Doctors have used small cameras on snaking tubes for years to check patients’ intestinal troubles. These days, they’re asking some patients to swallow the entire camera.
With a single pill loaded with technology similar to a digital camera, doctors can view more than 50,000 still images captured during the trip through the final 20 feet of the small intestine that previously was visible only on X-rays.
The pill, known as the M2A Capsule Endoscopy, is about the size of a multivitamin and is swallowed with a sip of water.
The camera, encased in a white plastic capsule, takes pictures which are transmitted on a radio frequency. The images are captured in a recording device worn on a belt around the patient’s waist. After eight hours, the belt is turned over to the doctor.
The device is a “marvel of microelectronics,” said Dr.
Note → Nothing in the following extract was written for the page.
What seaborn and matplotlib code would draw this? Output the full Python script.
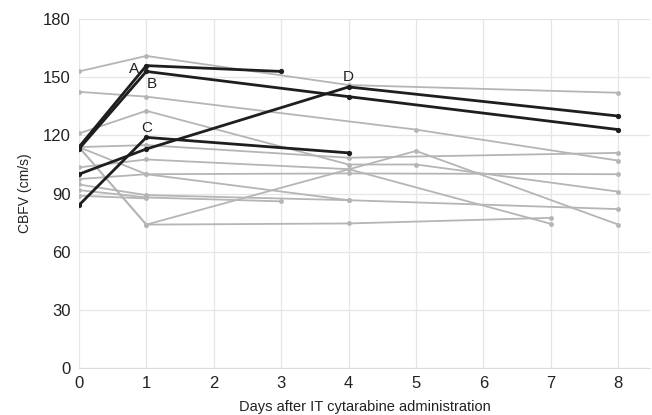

David Ramkumar, a gastroenterologist at the University of Iowa Hospitals and Clinics, where patients since the beginning of the year have been swallowing the capsules to diagnose intestinal problems.
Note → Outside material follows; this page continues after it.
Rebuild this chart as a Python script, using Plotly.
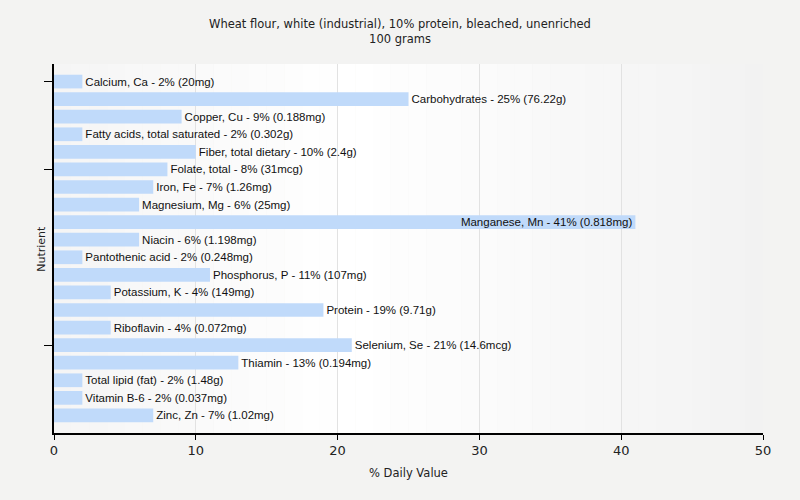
import plotly.graph_objects as go

nutrients = ["Calcium, Ca", "Carbohydrates", "Copper, Cu", "Fatty acids, total saturated",
             "Fiber, total dietary", "Folate, total", "Iron, Fe", "Magnesium, Mg",
             "Manganese, Mn", "Niacin", "Pantothenic acid", "Phosphorus, P", "Potassium, K",
             "Protein", "Riboflavin", "Selenium, Se", "Thiamin", "Total lipid (fat)",
             "Vitamin B-6", "Zinc, Zn"]
daily_pct = [2, 25, 9, 2, 10, 8, 7, 6, 41, 6, 2, 11, 4, 19, 4, 21, 13, 2, 2, 7]
amounts = ["20mg", "76.22g", "0.188mg", "0.302g", "2.4g", "31mcg", "1.26mg", "25mg",
           "0.818mg", "1.198mg", "0.248mg", "107mg", "149mg", "9.71g", "0.072mg",
           "14.6mcg", "0.194mg", "1.48g", "0.037mg", "1.02mg"]
y_ticks = ["Calcium, Ca", "Folate, total", "Selenium, Se"]
x_ticks = [0, 10, 20, 30, 40, 50]

labels = [f"{n} - {v}% ({a})" for n, v, a in zip(nutrients, daily_pct, amounts)]
positions = ["inside" if v > 35 else "outside" for v in daily_pct]

fig = go.Figure(go.Bar(
    x=daily_pct, y=nutrients, orientation="h",
    marker=dict(color="#c0dafa", line=dict(width=0)),
    width=0.78,
    text=labels, textposition=positions, insidetextanchor="end",
    textfont=dict(family="Liberation Sans, Arial", size=11.5, color="#111111"),
    cliponaxis=False, hoverinfo="skip",
))

# background gradient strips (light grey -> white -> light grey)
n = 40
shapes = []
for i in range(n):
    t = (i + 0.5) / n
    if t < 0.42:
        g = 245 + (255 - 245) * (t / 0.42)
    else:
        g = 255 - (255 - 242) * ((t - 0.42) / 0.58)
    g = int(round(g))
    shapes.append(dict(type="rect", xref="x domain", yref="y domain",
                       x0=i / n, x1=(i + 1) / n, y0=0, y1=1,
                       fillcolor=f"rgb({g},{g},{g})", line=dict(width=0), layer="below"))

fig.update_layout(
    width=800, height=500,
    margin=dict(l=54, r=37, t=64, b=67),
    paper_bgcolor="#f3f3f2", plot_bgcolor="rgba(0,0,0,0)",
    shapes=shapes,
    uniformtext=dict(minsize=11, mode="show"),
    title=dict(text="Wheat flour, white (industrial), 10% protein, bleached, unenriched<br>100 grams",
               x=0.5, xanchor="center", y=0.944, yanchor="top",
               font=dict(family="DejaVu Sans, Verdana", size=11.5, color="#222222")),
    showlegend=False,
    font=dict(family="DejaVu Sans, Verdana", size=12, color="#222222"),
    annotations=[dict(text="Nutrient", textangle=-90, xref="paper", yref="paper",
                      x=-0.018, y=0.5, xanchor="center", yanchor="middle", showarrow=False,
                      font=dict(family="DejaVu Sans, Verdana", size=11, color="#222222"))],
)
fig.update_xaxes(range=[0, 50], tickvals=x_ticks, showgrid=True, gridcolor="#e2e2e2",
                 gridwidth=1, zeroline=False, showline=True, linecolor="#000000",
                 linewidth=1.5, ticks="outside", ticklen=5, tickcolor="#000000",
                 tickfont=dict(family="DejaVu Sans, Verdana", size=13, color="#222222"),
                 title=dict(text="% Daily Value", standoff=12,
                            font=dict(family="DejaVu Sans, Verdana", size=11.5)))
fig.update_yaxes(type="category", categoryorder="array", categoryarray=nutrients,
                 range=[20, -1], tickvals=y_ticks, ticktext=["", "", ""],
                 showgrid=False, zeroline=False, showline=True, linecolor="#000000",
                 linewidth=1.5, ticks="outside", ticklen=8, tickcolor="#000000")

fig.write_html("out.html")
Patients fast for 10 hours before taking the pill, and are able to go about their days as long as they avoid strenuous activity.
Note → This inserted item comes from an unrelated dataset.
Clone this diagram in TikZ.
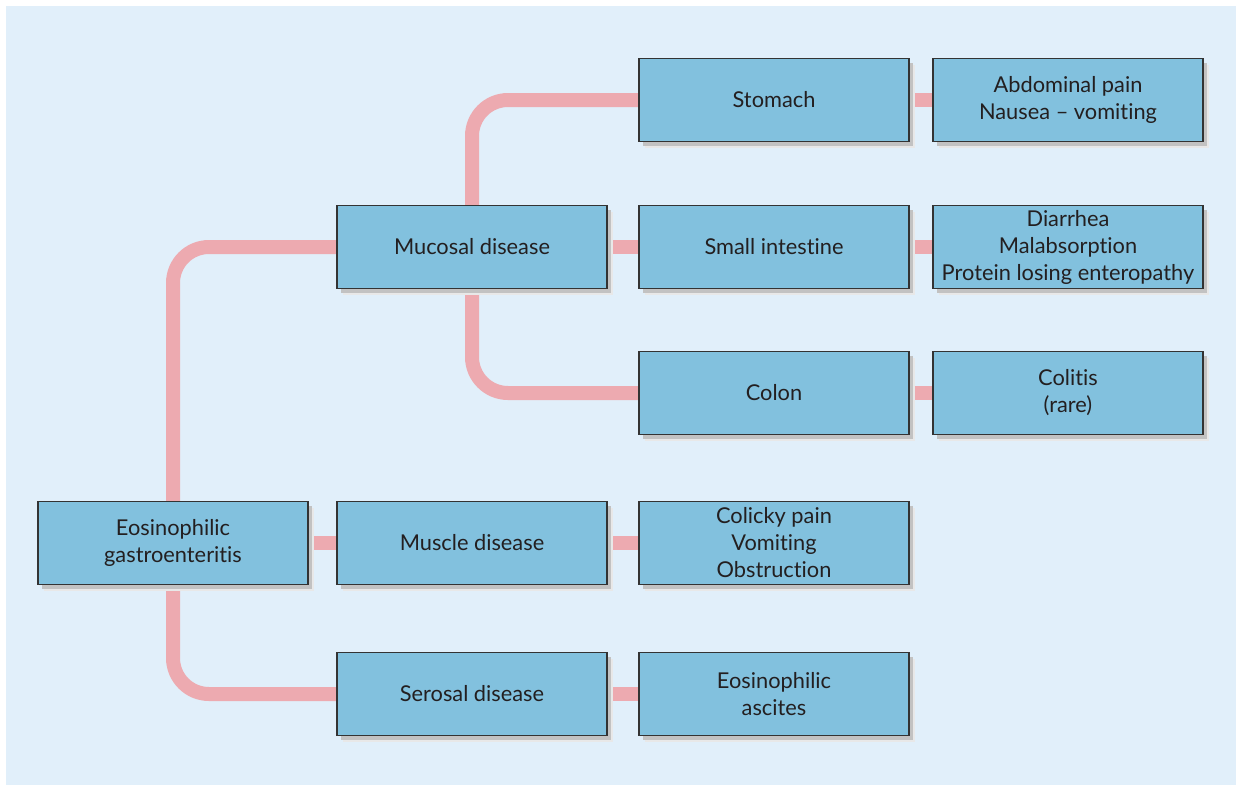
\documentclass[tikz,border=0pt]{standalone}
\usepackage{fontspec}
\setmainfont{Lato}[Ligatures=NoCommon]
\usetikzlibrary{positioning, shadows, backgrounds}
\definecolor{panelBack}{HTML}{E1EFFA}
\definecolor{boxFill}{HTML}{82C1DE}
\definecolor{boxLine}{HTML}{333333}
\definecolor{linkPink}{HTML}{EDAAB0}
\definecolor{textInk}{HTML}{231F20}

\begin{document}
\begin{tikzpicture}[
    x=1pt, y=-1pt,
    node distance=30pt,
    box/.style={
        rectangle,
        draw=boxLine,
        line width=1.1pt,
        fill=boxFill,
        minimum width=270pt,
        minimum height=83pt,
        inner sep=0pt,
        outer sep=0pt,
        align=center,
        font=\fontsize{21.8}{27}\selectfont,
        text=textInk,
        drop shadow={shadow xshift=6pt, shadow yshift=-6pt, fill=black!9, opacity=1},
        drop shadow={shadow xshift=4pt, shadow yshift=-4pt, fill=black!24, opacity=1}
    },
    link/.style={
        draw=linkPink,
        line width=14pt,
        rounded corners=36pt
    }
]
\useasboundingbox (0,0) rectangle (1242,788);

% Root and second level
\node[box] (gastro) at (173,543) {Eosinophilic\\gastroenteritis};
\node[box, right=29pt of gastro] (muscle) {Muscle disease};
\node[box, above=213pt of muscle] (mucosal) {Mucosal disease};
\node[box, below=68pt of muscle] (serosal) {Serosal disease};

% Sites
\node[box, right=32pt of mucosal] (small) {Small intestine};
\node[box, above=64pt of small] (stomach) {Stomach};
\node[box, below=63pt of small] (colon) {Colon};
\node[box, right=32pt of muscle] (colicky) {Colicky pain\\Vomiting\\Obstruction};
\node[box, right=32pt of serosal] (ascites) {Eosinophilic\\ascites};

% Symptoms
\node[box, right=24pt of stomach] (abdominal) {Abdominal pain\\Nausea -- vomiting};
\node[box, right=24pt of small] (diarrhea) {Diarrhea\\Malabsorption\\Protein losing enteropathy};
\node[box, right=24pt of colon] (colitis) {Colitis\\(rare)};

\begin{scope}[on background layer]
\fill[panelBack] (6,6) rectangle (1236,785);

% Branches
\draw[link] (gastro.north) |- (mucosal.west);
\draw[link] (gastro.south) |- (serosal.west);
\draw[link] (mucosal.north) |- (stomach.west);
\draw[link] (mucosal.south) |- (colon.west);

% Stubs
\draw[link] (gastro) -- (muscle);
\draw[link] (mucosal) -- (small);
\draw[link] (muscle) -- (colicky);
\draw[link] (serosal) -- (ascites);
\draw[link] (stomach) -- (abdominal);
\draw[link] (small) -- (diarrhea);
\draw[link] (colon) -- (colitis);
\end{scope}

\end{tikzpicture}
\end{document}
The pill isn’t 100 percent successful because, due to its small size, the camera can capture an image of only about 70 percent of the digestive tract at any one point, he said.
Still, “If you compare that with what we had before, we were looking at rates optimistically in the 30 to 40 percent range,” Ramkumar said. “We’re practically doubling our success.”
Once the images are recorded and the camera belt is removed, the patient simply passes the pill.